After a lovely breakfast we set off for Arenal Volcano National Park where we are due to stay for a couple of nights. The journey was slow as we crossed San Jose and wound our way along narrow roads up through the central valley into the mountains. Our first stop was at a roadside restaurant that had a ‘hummer’ garden across the road. They served the most unbelievably delicious strawberry milkshakes, we ordered a dozen.

We sat in the hummer-garden for about an hour and discovered some of Costa Rica’s most beautiful hummingbirds. I think it was 6 species that were all new for us except the Rufous-tailed. A Magenta-throated Woodstar was a fantastic sighting and our best in terms of  its ‘uncommon’ status, but Lesser Violetear, Violet Sabrewing, Magnificent Hummingbird and Purple-throated Mountain-gem were all lovely to see. Other species seen in the garden included Common Chlorospingus, Slaty Flowerpiercer and Rufous-naped Sparrow.
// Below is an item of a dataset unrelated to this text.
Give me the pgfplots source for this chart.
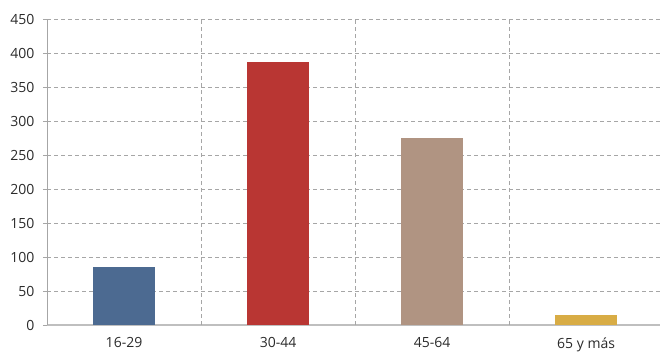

Magenta-throated Hummingbird taken by Craig Lewis

We drove on for another hour and as we entered the Virgin Valley region we stopped at another roadside restaurant that had a deck overlooking a beautiful valley with its quintessential waterfall and a row of bird feeders. We spent two hours there mesmerised by the fantastic volume of birds visiting the site. A few more hummers joined our growing list, Green Thorntail, Coppery-headed Hummingbird (regional endemic) and Green-crowned Brilliant, whilst on and around the bird tables we saw; Silver-throated & Passerini’s Tanagers, Bananaquit, American Redstart and the star bird, Emerald Toucanet. These species joined about 20 others vying for the fruit on the tables it was manic at times.

a stunning bird, Emerald Toucanet - taken by Craig Lewis

We were served a lovely lunch on the deck before moving further down the valley where we made a couple of roadside stops. A stunning White Hawk turned up on cue far below us in the valley it was a terrific sighting. We also added Tropical Paurula and Common Tody-Flycatcher whilst we were there. Just before we drove off we found three Swallow-tailed Kites also seen drifting below us.

male Variable Seedeater

Still further down the valley we turned onto a dirt track that wound its way to the river at the base of the valley, we added another good list of new species to our list as we walked a couple kilometers down to a bridge. I shan’t list them all but sightings came in fits and starts as we bumped into feeding flocks. Tanagers were the main family group with Speckled, Bay-headed, Crimson-collared and Passerini’s, American Warblers were good too, Blackburnian, Chestnut-sided, Black and White, Yellow and Tennessee Warblers were all seen.

Slate-throated Redstart, the superb Red-headed Barbet, Scarlet-thighed Dacnis, Streak-headed Woodcreeper and Tufted Flycatcher were some of the other sightings.

From the bridge we watched Black Phoebe and Black-throated Green Warbler just before we set off. A perched Blue Morpho Butterfly and a Mantled Howler Monkey made up other wildlife sightings. We left the area at 4pm and made skow but steady progress to the Arenal Volcano.

a close-up of Violet Sabrewing - Craig Lewis

Several more species were noted along the way, Crested Guan, Red-winged Blackbird, Eastern Meadowlark, Scissor-tailed Flycatcher, Montezuma’s Oropendula, Red-lored Parrot and a Toucan species.

It was dark when we arrived at Arenal lodge, we were tired and hungry so we went straight to dinner, our bird-log  will have to wait until tomorrow!